### Problem description
Omit every image, and transcribe the remaining entries exactly as given.

········

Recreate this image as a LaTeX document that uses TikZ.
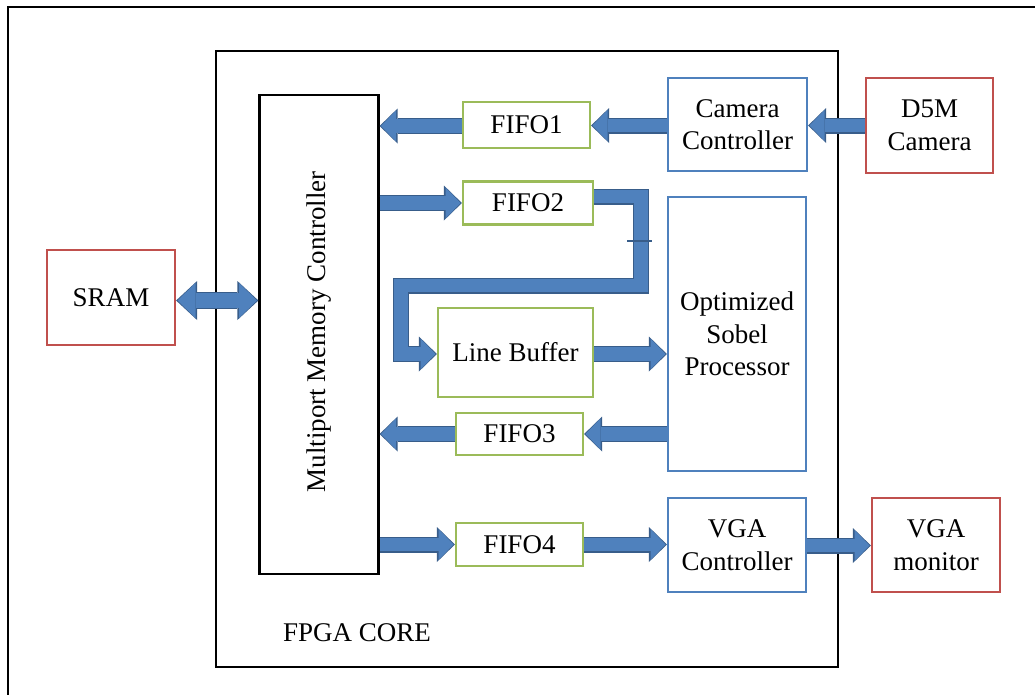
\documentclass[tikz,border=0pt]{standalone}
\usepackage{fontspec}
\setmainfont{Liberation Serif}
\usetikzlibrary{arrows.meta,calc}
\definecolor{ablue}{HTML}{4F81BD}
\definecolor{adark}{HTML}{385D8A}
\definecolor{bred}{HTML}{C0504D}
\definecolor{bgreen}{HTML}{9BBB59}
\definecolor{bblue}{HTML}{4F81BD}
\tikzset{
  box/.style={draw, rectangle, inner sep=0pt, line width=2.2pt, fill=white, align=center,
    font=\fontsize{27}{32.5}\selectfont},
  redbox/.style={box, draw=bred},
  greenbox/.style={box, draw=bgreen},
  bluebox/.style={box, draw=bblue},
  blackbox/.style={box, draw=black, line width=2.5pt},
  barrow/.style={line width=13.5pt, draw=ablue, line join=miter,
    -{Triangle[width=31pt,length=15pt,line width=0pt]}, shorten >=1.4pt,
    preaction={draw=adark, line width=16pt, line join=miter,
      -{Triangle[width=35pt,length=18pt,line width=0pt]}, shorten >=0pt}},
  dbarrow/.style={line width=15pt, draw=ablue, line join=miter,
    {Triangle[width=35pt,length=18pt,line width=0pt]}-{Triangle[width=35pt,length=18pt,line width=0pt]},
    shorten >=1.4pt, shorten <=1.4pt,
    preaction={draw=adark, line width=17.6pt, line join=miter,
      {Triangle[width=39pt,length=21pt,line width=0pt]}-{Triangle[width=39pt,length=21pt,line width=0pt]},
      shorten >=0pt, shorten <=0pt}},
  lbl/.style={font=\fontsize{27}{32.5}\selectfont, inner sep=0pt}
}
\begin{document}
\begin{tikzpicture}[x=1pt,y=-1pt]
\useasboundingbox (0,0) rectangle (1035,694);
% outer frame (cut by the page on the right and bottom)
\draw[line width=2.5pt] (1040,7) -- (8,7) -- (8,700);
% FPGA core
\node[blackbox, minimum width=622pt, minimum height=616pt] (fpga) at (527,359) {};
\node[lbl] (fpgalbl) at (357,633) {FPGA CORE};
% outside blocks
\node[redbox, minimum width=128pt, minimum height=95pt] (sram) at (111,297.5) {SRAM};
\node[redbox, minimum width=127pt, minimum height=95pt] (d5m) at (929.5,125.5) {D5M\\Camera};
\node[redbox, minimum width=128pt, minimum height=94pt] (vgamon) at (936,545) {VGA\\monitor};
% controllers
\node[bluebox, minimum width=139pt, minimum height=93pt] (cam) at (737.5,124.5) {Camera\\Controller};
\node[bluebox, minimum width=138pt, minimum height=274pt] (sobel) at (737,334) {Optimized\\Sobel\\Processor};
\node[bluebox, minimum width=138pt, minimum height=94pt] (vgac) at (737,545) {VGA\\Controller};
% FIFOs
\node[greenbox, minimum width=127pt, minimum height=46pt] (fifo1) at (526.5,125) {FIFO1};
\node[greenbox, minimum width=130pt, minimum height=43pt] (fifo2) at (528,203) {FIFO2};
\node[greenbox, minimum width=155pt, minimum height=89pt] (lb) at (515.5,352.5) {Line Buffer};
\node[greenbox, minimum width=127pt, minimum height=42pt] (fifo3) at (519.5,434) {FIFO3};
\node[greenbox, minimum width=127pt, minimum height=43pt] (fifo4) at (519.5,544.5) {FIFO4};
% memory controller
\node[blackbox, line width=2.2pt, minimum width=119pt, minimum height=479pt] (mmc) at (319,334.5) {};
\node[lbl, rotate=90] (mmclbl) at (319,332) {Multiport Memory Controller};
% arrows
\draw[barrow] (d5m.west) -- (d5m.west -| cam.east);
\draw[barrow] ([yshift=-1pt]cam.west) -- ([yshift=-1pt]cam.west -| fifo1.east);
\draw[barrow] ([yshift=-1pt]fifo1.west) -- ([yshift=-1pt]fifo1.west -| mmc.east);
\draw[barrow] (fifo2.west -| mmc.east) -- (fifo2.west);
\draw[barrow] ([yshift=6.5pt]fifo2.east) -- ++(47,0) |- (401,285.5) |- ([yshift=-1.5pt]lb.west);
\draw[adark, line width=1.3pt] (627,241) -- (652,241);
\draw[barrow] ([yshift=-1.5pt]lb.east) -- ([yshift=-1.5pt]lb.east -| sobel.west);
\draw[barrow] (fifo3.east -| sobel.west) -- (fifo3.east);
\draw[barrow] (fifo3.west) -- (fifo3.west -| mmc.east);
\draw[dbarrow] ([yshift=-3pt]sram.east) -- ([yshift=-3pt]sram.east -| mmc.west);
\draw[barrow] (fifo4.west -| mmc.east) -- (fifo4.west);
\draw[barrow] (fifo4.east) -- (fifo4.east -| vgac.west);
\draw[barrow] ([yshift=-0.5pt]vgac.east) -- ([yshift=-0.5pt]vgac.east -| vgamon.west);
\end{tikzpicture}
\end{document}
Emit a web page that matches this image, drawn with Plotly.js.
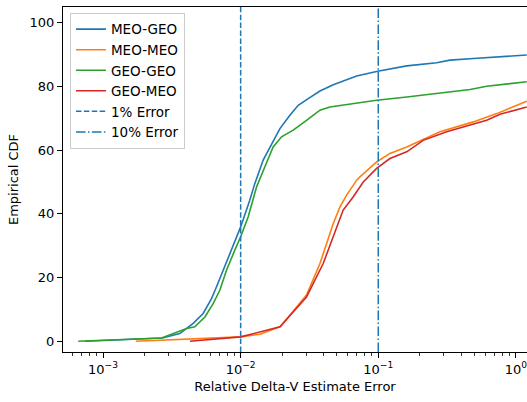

········

### Task result
Recreate this image as a LaTeX document that uses TikZ.
\documentclass[tikz,border=0pt]{standalone}
\usepackage{fontspec}
\setmainfont{Liberation Serif}
\usetikzlibrary{arrows.meta,calc}
\definecolor{ablue}{HTML}{4F81BD}
\definecolor{adark}{HTML}{385D8A}
\definecolor{bred}{HTML}{C0504D}
\definecolor{bgreen}{HTML}{9BBB59}
\definecolor{bblue}{HTML}{4F81BD}
\tikzset{
  box/.style={draw, rectangle, inner sep=0pt, line width=2.2pt, fill=white, align=center,
    font=\fontsize{27}{32.5}\selectfont},
  redbox/.style={box, draw=bred},
  greenbox/.style={box, draw=bgreen},
  bluebox/.style={box, draw=bblue},
  blackbox/.style={box, draw=black, line width=2.5pt},
  barrow/.style={line width=13.5pt, draw=ablue, line join=miter,
    -{Triangle[width=31pt,length=15pt,line width=0pt]}, shorten >=1.4pt,
    preaction={draw=adark, line width=16pt, line join=miter,
      -{Triangle[width=35pt,length=18pt,line width=0pt]}, shorten >=0pt}},
  dbarrow/.style={line width=15pt, draw=ablue, line join=miter,
    {Triangle[width=35pt,length=18pt,line width=0pt]}-{Triangle[width=35pt,length=18pt,line width=0pt]},
    shorten >=1.4pt, shorten <=1.4pt,
    preaction={draw=adark, line width=17.6pt, line join=miter,
      {Triangle[width=39pt,length=21pt,line width=0pt]}-{Triangle[width=39pt,length=21pt,line width=0pt]},
      shorten >=0pt, shorten <=0pt}},
  lbl/.style={font=\fontsize{27}{32.5}\selectfont, inner sep=0pt}
}
\begin{document}
\begin{tikzpicture}[x=1pt,y=-1pt]
\useasboundingbox (0,0) rectangle (1035,694);
% outer frame (cut by the page on the right and bottom)
\draw[line width=2.5pt] (1040,7) -- (8,7) -- (8,700);
% FPGA core
\node[blackbox, minimum width=622pt, minimum height=616pt] (fpga) at (527,359) {};
\node[lbl] (fpgalbl) at (357,633) {FPGA CORE};
% outside blocks
\node[redbox, minimum width=128pt, minimum height=95pt] (sram) at (111,297.5) {SRAM};
\node[redbox, minimum width=127pt, minimum height=95pt] (d5m) at (929.5,125.5) {D5M\\Camera};
\node[redbox, minimum width=128pt, minimum height=94pt] (vgamon) at (936,545) {VGA\\monitor};
% controllers
\node[bluebox, minimum width=139pt, minimum height=93pt] (cam) at (737.5,124.5) {Camera\\Controller};
\node[bluebox, minimum width=138pt, minimum height=274pt] (sobel) at (737,334) {Optimized\\Sobel\\Processor};
\node[bluebox, minimum width=138pt, minimum height=94pt] (vgac) at (737,545) {VGA\\Controller};
% FIFOs
\node[greenbox, minimum width=127pt, minimum height=46pt] (fifo1) at (526.5,125) {FIFO1};
\node[greenbox, minimum width=130pt, minimum height=43pt] (fifo2) at (528,203) {FIFO2};
\node[greenbox, minimum width=155pt, minimum height=89pt] (lb) at (515.5,352.5) {Line Buffer};
\node[greenbox, minimum width=127pt, minimum height=42pt] (fifo3) at (519.5,434) {FIFO3};
\node[greenbox, minimum width=127pt, minimum height=43pt] (fifo4) at (519.5,544.5) {FIFO4};
% memory controller
\node[blackbox, line width=2.2pt, minimum width=119pt, minimum height=479pt] (mmc) at (319,334.5) {};
\node[lbl, rotate=90] (mmclbl) at (319,332) {Multiport Memory Controller};
% arrows
\draw[barrow] (d5m.west) -- (d5m.west -| cam.east);
\draw[barrow] ([yshift=-1pt]cam.west) -- ([yshift=-1pt]cam.west -| fifo1.east);
\draw[barrow] ([yshift=-1pt]fifo1.west) -- ([yshift=-1pt]fifo1.west -| mmc.east);
\draw[barrow] (fifo2.west -| mmc.east) -- (fifo2.west);
\draw[barrow] ([yshift=6.5pt]fifo2.east) -- ++(47,0) |- (401,285.5) |- ([yshift=-1.5pt]lb.west);
\draw[adark, line width=1.3pt] (627,241) -- (652,241);
\draw[barrow] ([yshift=-1.5pt]lb.east) -- ([yshift=-1.5pt]lb.east -| sobel.west);
\draw[barrow] (fifo3.east -| sobel.west) -- (fifo3.east);
\draw[barrow] (fifo3.west) -- (fifo3.west -| mmc.east);
\draw[dbarrow] ([yshift=-3pt]sram.east) -- ([yshift=-3pt]sram.east -| mmc.west);
\draw[barrow] (fifo4.west -| mmc.east) -- (fifo4.west);
\draw[barrow] (fifo4.east) -- (fifo4.east -| vgac.west);
\draw[barrow] ([yshift=-0.5pt]vgac.east) -- ([yshift=-0.5pt]vgac.east -| vgamon.west);
\end{tikzpicture}
\end{document}
Emit a web page that matches this image, drawn with Plotly.js.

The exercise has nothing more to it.